15. Click on to add the second NoC emulation model. Fill the NoC configuration as shown in following table.

| Parameter name         | Value                  | Parameter Name               | Value           |
|------------------------|------------------------|------------------------------|-----------------|
| FPGA Board             | [Your FPGA board name] | Sram Object file             | "mesh_5x5_full" |
| Configuration Name     | fully                  | Traffic name                 | transposed 2    |
| Packet size in flits   | 5                      | Packet number limit per node | 1000000         |
| Emulation clock limits | 25000000               | Injection ratios             | 2:50:2          |

- 16. Save the emulation. You can save the emulation at any time during run time.
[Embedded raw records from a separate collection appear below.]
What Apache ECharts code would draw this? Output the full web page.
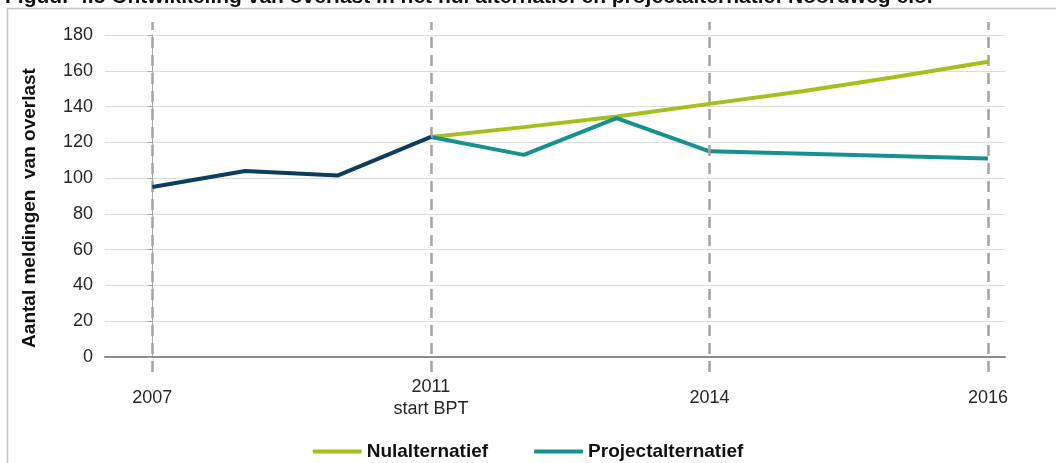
<!DOCTYPE html>
<html>
<head>
<meta charset="utf-8">
<script src="https://cdn.jsdelivr.net/npm/echarts@6/dist/echarts.min.js"></script>
<style>
  html, body { margin: 0; padding: 0; background: #fff; }
  #chart { width: 1056px; height: 463px; }
</style>
</head>
<body>
<div id="chart"></div>
<script>
// x positions are category slots, labels only on a few of them
const categories = ['2007', '', '', '2011\nstart BPT', '', '', '2014', '', '', '2016'];
const labelSlots = [0, 3, 6, 9];

// values (null = no point)
const historie = [95, 104, 101.5, 123, null, null, null, null, null, null];
const nulalternatief = [null, null, null, 123, 128.5, 134.5, 141.5, 148.5, 156.5, 165];
const projectalternatief = [null, null, null, 123, 113, 133.5, 115, null, null, 111];

const yTicks = { min: 0, max: 180, interval: 20 };

function toPairs(arr) {
    return arr.map((v, i) => [i, v]).filter(p => p[1] !== null);
}

const font = 'Liberation Sans, Arial, sans-serif';
const xMin = -0.51, xMax = 9.183;

const chart = echarts.init(document.getElementById('chart'), null, { renderer: 'canvas' });

const option = {
    animation: false,
    textStyle: { fontFamily: font },
    title: {
        text: 'Figuur 4.5 Ontwikkeling van overlast in het nul alternatief en projectalternatief Noordweg e.o.',
        left: 0,
        top: -18,
        textStyle: { fontFamily: font, fontSize: 21, fontWeight: 'bold', color: '#111' }
    },
    graphic: [{
        type: 'rect',
        z: -10,
        silent: true,
        shape: { x: 7.5, y: 8.5, width: 1100, height: 500 },
        style: { fill: 'none', stroke: '#c4c4c4', lineWidth: 1.5 }
    }],
    legend: {
        data: ['Nulalternatief', 'Projectalternatief'],
        left: 'center',
        top: 437,
        itemWidth: 49,
        itemHeight: 4,
        itemGap: 46,
        icon: 'roundRect',
        textStyle: { fontFamily: font, fontSize: 19, fontWeight: 'bold', color: '#111' }
    },
    grid: [
        { left: 105, right: 51, top: 35, bottom: 106 },
        // overlay for the dashed year lines, a bit taller than the plot
        { left: 105, right: 51, top: 22, bottom: 91 }
    ],
    xAxis: [{
        type: 'value',
        gridIndex: 0,
        min: xMin,
        max: xMax,
        splitLine: { show: false },
        axisTick: { show: false },
        axisLine: { lineStyle: { color: '#8c8c8c', width: 2 } },
        axisLabel: {
            customValues: labelSlots,
            formatter: v => categories[v],
            fontSize: 18,
            color: '#262626',
            lineHeight: 22,
            verticalAlign: 'middle',
            margin: 41
        }
    }, {
        type: 'value',
        gridIndex: 1,
        min: xMin,
        max: xMax,
        show: false
    }],
    yAxis: [{
        type: 'value',
        gridIndex: 0,
        min: yTicks.min,
        max: yTicks.max,
        interval: yTicks.interval,
        name: 'Aantal meldingen  van overlast',
        nameLocation: 'middle',
        nameGap: 66,
        nameTextStyle: { fontFamily: font, fontSize: 19, fontWeight: 'bold', color: '#111', padding: [0, 24, 0, 0] },
        axisLine: { show: true, lineStyle: { color: '#a6a6a6', width: 1 } },
        axisTick: { show: true, length: 5, lineStyle: { color: '#a6a6a6' } },
        axisLabel: { fontSize: 18, color: '#262626', margin: 12 },
        splitLine: { lineStyle: { color: '#dcdcdc', width: 1 } }
    }, {
        type: 'value',
        gridIndex: 1,
        min: 0,
        max: 1,
        show: false
    }],
    series: [{
        name: 'Nulalternatief',
        type: 'line',
        data: toPairs(nulalternatief),
        showSymbol: false,
        lineStyle: { color: '#a2c11c', width: 4 },
        itemStyle: { color: '#a2c11c' },
        z: 3
    }, {
        name: 'Projectalternatief',
        type: 'line',
        data: toPairs(projectalternatief),
        showSymbol: false,
        lineStyle: { color: '#17918f', width: 4 },
        itemStyle: { color: '#17918f' },
        z: 4
    }, {
        name: 'Historie',
        type: 'line',
        data: toPairs(historie),
        showSymbol: false,
        lineStyle: { color: '#0d3d5c', width: 4 },
        itemStyle: { color: '#0d3d5c' },
        z: 5
    }, {
        name: 'jaarlijnen',
        type: 'line',
        xAxisIndex: 1,
        yAxisIndex: 1,
        data: [[0, 0]],
        showSymbol: false,
        lineStyle: { opacity: 0 },
        z: 2,
        markLine: {
            silent: true,
            symbol: ['none', 'none'],
            label: { show: false },
            lineStyle: { type: [11, 7], color: '#a3a3a3', width: 2.5 },
            data: labelSlots.map(v => ({ xAxis: v }))
        }
    }]
};

chart.setOption(option);
</script>
</body>
</html>
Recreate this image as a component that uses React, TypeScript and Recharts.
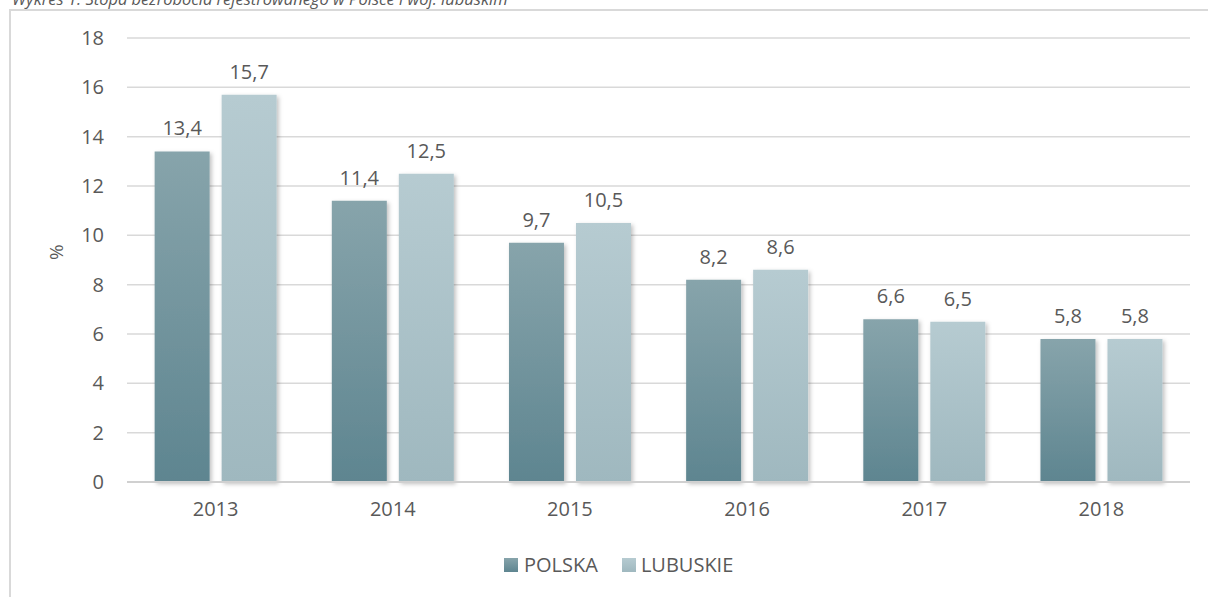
import React from 'react';
import { BarChart, Bar, XAxis, YAxis, CartesianGrid, LabelList } from 'recharts';

const years = ['2013', '2014', '2015', '2016', '2017', '2018'];
const polska = [13.4, 11.4, 9.7, 8.2, 6.6, 5.8];
const lubuskie = [15.7, 12.5, 10.5, 8.6, 6.5, 5.8];
const yTicks = [0, 2, 4, 6, 8, 10, 12, 14, 16, 18];
const seriesNames = ['POLSKA', 'LUBUSKIE'];
const title = 'Wykres 1. Stopa bezrobocia rejestrowanego w Polsce i woj. lubuskim';

const data = years.map((y, i) => ({ year: y, polska: polska[i], lubuskie: lubuskie[i] }));

const FONT = '"Open Sans", "Noto Sans", sans-serif';
const TEXT = '#595959';

const fmt = (v: any) => String(v).replace('.', ',');

const LegendContent = () => (
  <div style={{ display: 'flex', alignItems: 'center', fontFamily: FONT, fontSize: 20, color: TEXT, lineHeight: '24px' }}>
    <span style={{ display: 'flex', alignItems: 'center', marginRight: 24 }}>
      <span style={{ width: 14, height: 14, background: 'linear-gradient(#87a4ab, #5e8590)', display: 'inline-block', marginRight: 6 }} />
      {seriesNames[0]}
    </span>
    <span style={{ display: 'flex', alignItems: 'center' }}>
      <span style={{ width: 14, height: 14, background: 'linear-gradient(#b6cbd1, #9fb8bf)', display: 'inline-block', marginRight: 5 }} />
      {seriesNames[1]}
    </span>
  </div>
);

export default function App() {
  return (
    <div style={{ position: 'absolute', left: 0, top: 0, width: 1208, height: 597, overflow: 'hidden', background: '#fff' }}>
      <div style={{ position: 'absolute', left: 12, top: -13, fontFamily: FONT, fontStyle: 'italic', fontSize: 16.5, color: TEXT, whiteSpace: 'nowrap' }}>
        {title}
      </div>
      <div style={{ position: 'absolute', left: 9, top: 9, width: 1300, height: 700, borderLeft: '2px solid #d9d9d9', borderTop: '2px solid #d9d9d9' }} />
      <div style={{ position: 'absolute', left: 0, top: 0 }}>
        <BarChart
          width={1208}
          height={597}
          data={data}
          margin={{ top: 38, right: 18, left: 0, bottom: 75 }}
          barCategoryGap="15.6%"
          barGap={12}
        >
          <defs>
            <linearGradient id="gPol" x1="0" y1="0" x2="0" y2="1">
              <stop offset="0%" stopColor="#87a4ab" />
              <stop offset="100%" stopColor="#5e8590" />
            </linearGradient>
            <linearGradient id="gLub" x1="0" y1="0" x2="0" y2="1">
              <stop offset="0%" stopColor="#b6cbd1" />
              <stop offset="100%" stopColor="#9fb8bf" />
            </linearGradient>
            <filter id="shadow" x="-20%" y="-5%" width="140%" height="115%">
              <feDropShadow dx="2" dy="2" stdDeviation="2" floodColor="#000" floodOpacity="0.25" />
            </filter>
          </defs>
          <CartesianGrid vertical={false} stroke="#d9d9d9" strokeWidth={1.5} />
          <XAxis
            dataKey="year"
            height={40}
            tickLine={false}
            axisLine={{ stroke: '#d0d0d0', strokeWidth: 2 }}
            tick={{ fill: TEXT, fontSize: 20, fontFamily: FONT }}
            tickSize={0}
            tickMargin={20}
          />
          <YAxis
            width={127}
            domain={[0, 18]}
            ticks={yTicks}
            interval={0}
            axisLine={false}
            tickLine={false}
            tickSize={0}
            tickMargin={23}
            tick={{ fill: TEXT, fontSize: 20, fontFamily: FONT }}
            label={{ value: '%', angle: -90, position: 'insideLeft', offset: 56, fill: TEXT, fontSize: 19, fontFamily: FONT }}
          />
          <Bar dataKey="polska" name={seriesNames[0]} fill="url(#gPol)" filter="url(#shadow)" isAnimationActive={false}>
            <LabelList dataKey="polska" position="top" offset={16} formatter={fmt} fill={TEXT} fontSize={20} fontFamily={FONT} />
          </Bar>
          <Bar dataKey="lubuskie" name={seriesNames[1]} fill="url(#gLub)" filter="url(#shadow)" isAnimationActive={false}>
            <LabelList dataKey="lubuskie" position="top" offset={16} formatter={fmt} fill={TEXT} fontSize={20} fontFamily={FONT} />
          </Bar>
        </BarChart>
      </div>
      <div style={{ position: 'absolute', left: 504, top: 553 }}>
        <LegendContent />
      </div>
    </div>
  );
}
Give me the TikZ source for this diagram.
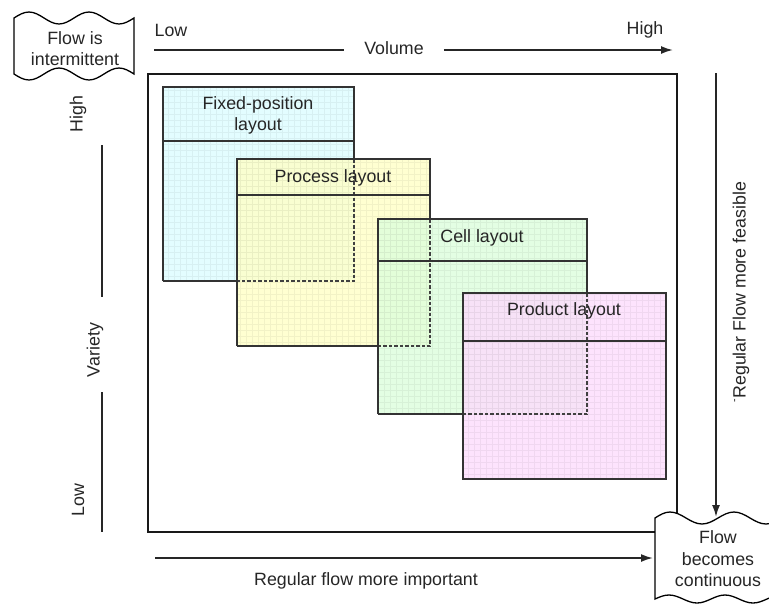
\documentclass[tikz,border=0pt]{standalone}
\usepackage{fontspec}
\setmainfont{Liberation Sans}
\usetikzlibrary{arrows.meta}

\definecolor{fixedfill}{HTML}{DCFDFF}
\definecolor{processfill}{HTML}{FFFFC6}
\definecolor{cellfill}{HTML}{DDFEDC}
\definecolor{productfill}{HTML}{FDDCFD}

\begin{document}
\begin{tikzpicture}[x=1pt,y=-1pt,
  lbl/.style={font=\fontsize{17.8}{21}\selectfont, text=black!85, align=center, inner sep=0pt},
  frame/.style={line width=2.4pt, draw=black!90},
  edge/.style={line width=1.1pt, draw=black!80},
  hidden/.style={line width=1.2pt, draw=black!75, dash pattern=on 3.5pt off 2pt},
  axis/.style={line width=1.8pt, draw=black!85},
  arr/.style={axis, -{Latex[length=12pt,width=8pt]}},
  wave/.style={line width=1.3pt, draw=black, fill=white},
  gridlines/.style={draw=black, draw opacity=0.05, line width=0.4pt, step=6pt},
  boxfill/.style={fill=#1, fill opacity=0.8},
]
\useasboundingbox (0,0) rectangle (769,603);
\fill[white] (0,0) rectangle (769,603);
\clip (0,0) rectangle (769,603);

% outer frame
\draw[frame] (148,74) rectangle (677,532);

% layout boxes: fills with a faint grid texture
\fill[boxfill=fixedfill] (163,87) rectangle (354,281);
\begin{scope}\clip (163,87) rectangle (354,281);
  \draw[gridlines] (163,281) grid (354,87);\end{scope}
\fill[boxfill=processfill] (237,159) rectangle (430,346);
\begin{scope}\clip (237,159) rectangle (430,346);
  \draw[gridlines] (237,346) grid (430,159);\end{scope}
\fill[boxfill=cellfill] (378,219) rectangle (587,414);
\begin{scope}\clip (378,219) rectangle (587,414);
  \draw[gridlines] (378,414) grid (587,219);\end{scope}
\fill[boxfill=productfill] (463,293) rectangle (666,479);
\begin{scope}\clip (463,293) rectangle (666,479);
  \draw[gridlines] (463,479) grid (666,293);\end{scope}

% fixed-position outline
\draw[edge] (163,281) -- (163,87) -- (354,87) -- (354,159);
\draw[edge] (163,141) -- (354,141);
\draw[edge] (163,281) -- (237,281);
\draw[hidden] (354,159) -- (354,281) -- (237,281);
% process outline
\draw[edge] (237,346) -- (237,159) -- (430,159) -- (430,219);
\draw[edge] (237,195) -- (430,195);
\draw[edge] (237,346) -- (378,346);
\draw[hidden] (430,219) -- (430,346) -- (378,346);
% cell outline
\draw[edge] (378,414) -- (378,219) -- (587,219) -- (587,293);
\draw[edge] (378,261) -- (587,261);
\draw[edge] (378,414) -- (463,414);
\draw[hidden] (587,293) -- (587,414) -- (463,414);
% product outline
\draw[edge] (463,293) rectangle (666,479);
\draw[edge] (463,341) -- (666,341);

% box titles
\node[lbl] (tfixed) at (258,115) {Fixed-position\\layout};
\node[lbl] (tprocess) at (333,178) {Process layout};
\node[lbl] (tcell) at (482,238) {Cell layout};
\node[lbl] (tproduct) at (564,311) {Product layout};

% volume axis
\node[lbl] (vlow) at (171,30) {Low};
\node[lbl] (vhigh) at (645,30) {High};
\node[lbl] (vol) at (394,48) {Volume};
\coordinate (vstart) at (154,50);
\coordinate (vend) at (673,50);
\draw[axis] (vstart) -- ([xshift=-20pt]vol.west |- vstart);
\draw[arr] ([xshift=20pt]vol.east |- vend) -- (vend);

% variety axis
\node[lbl, rotate=90] (varhigh) at (78,114) {High};
\node[lbl, rotate=90] (variety) at (95,350) {Variety};
\node[lbl, rotate=90] (varlow) at (78,500) {Low};
\coordinate (va) at (102,145);
\coordinate (vb) at (102,297);
\coordinate (vc) at (102,392);
\coordinate (vd) at (102,532);
\draw[axis] (va) -- (vb);
\draw[axis] (vc) -- (vd);

% flow is intermittent
\draw[wave] (14,18) sin (29,12) cos (44,18) sin (59,24) cos (74,18) sin (89,12) cos (104,18) sin (119,24) cos (134,18)
  -- (134,74) sin (119,68) cos (104,74) sin (89,80) cos (74,74) sin (59,68) cos (44,74) sin (29,80) cos (14,74) -- cycle;
\node[lbl] (intermittent) at (75,49) {Flow is\\intermittent};

% flow becomes continuous
\draw[wave] (655,518) sin (670,512) cos (686,518) sin (702,524) cos (718,518) sin (734,512) cos (750,518) sin (766,524) cos (782,518)
  -- (781,595) cos (767,599) sin (753,603) cos (739,599) sin (725,595) cos (711,599) sin (697,603) cos (683,599) sin (669,595) cos (655,599) -- cycle;
\node[lbl, font=\fontsize{17.8}{21.5}\selectfont] (continuous) at (718,559) {Flow\\becomes\\continuous};

% regular flow arrows
\coordinate (rtop) at (716,73);
\coordinate (rtip) at (716,517);
\draw[arr] (rtop) -- (rtip);
\node[lbl, rotate=90] (feasible) at (741,292) {\raisebox{0.45em}{\scalebox{0.6}{-}}Regular Flow more feasible};

\coordinate (bstart) at (155,558);
\coordinate (btip) at (653,558);
\draw[arr] (bstart) -- (btip);
\node[lbl] (important) at (366,581) {Regular flow more important};
\end{tikzpicture}
\end{document}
Hence, later you can continue the rest of emulation.
- 17. To start the emulation, Power on your FPGA board and connect it to your PC then press Run all button. You can also run each individual emulation by pressing the Run button in its emulation row.
- 18. After the emulation is done, if your graph is not yet completed you can enter a new injection ratio range and press the Run key again.
- 19. The emulator generates similar results as NoC simulator generates.



Figure 9.4: Emulator sample results.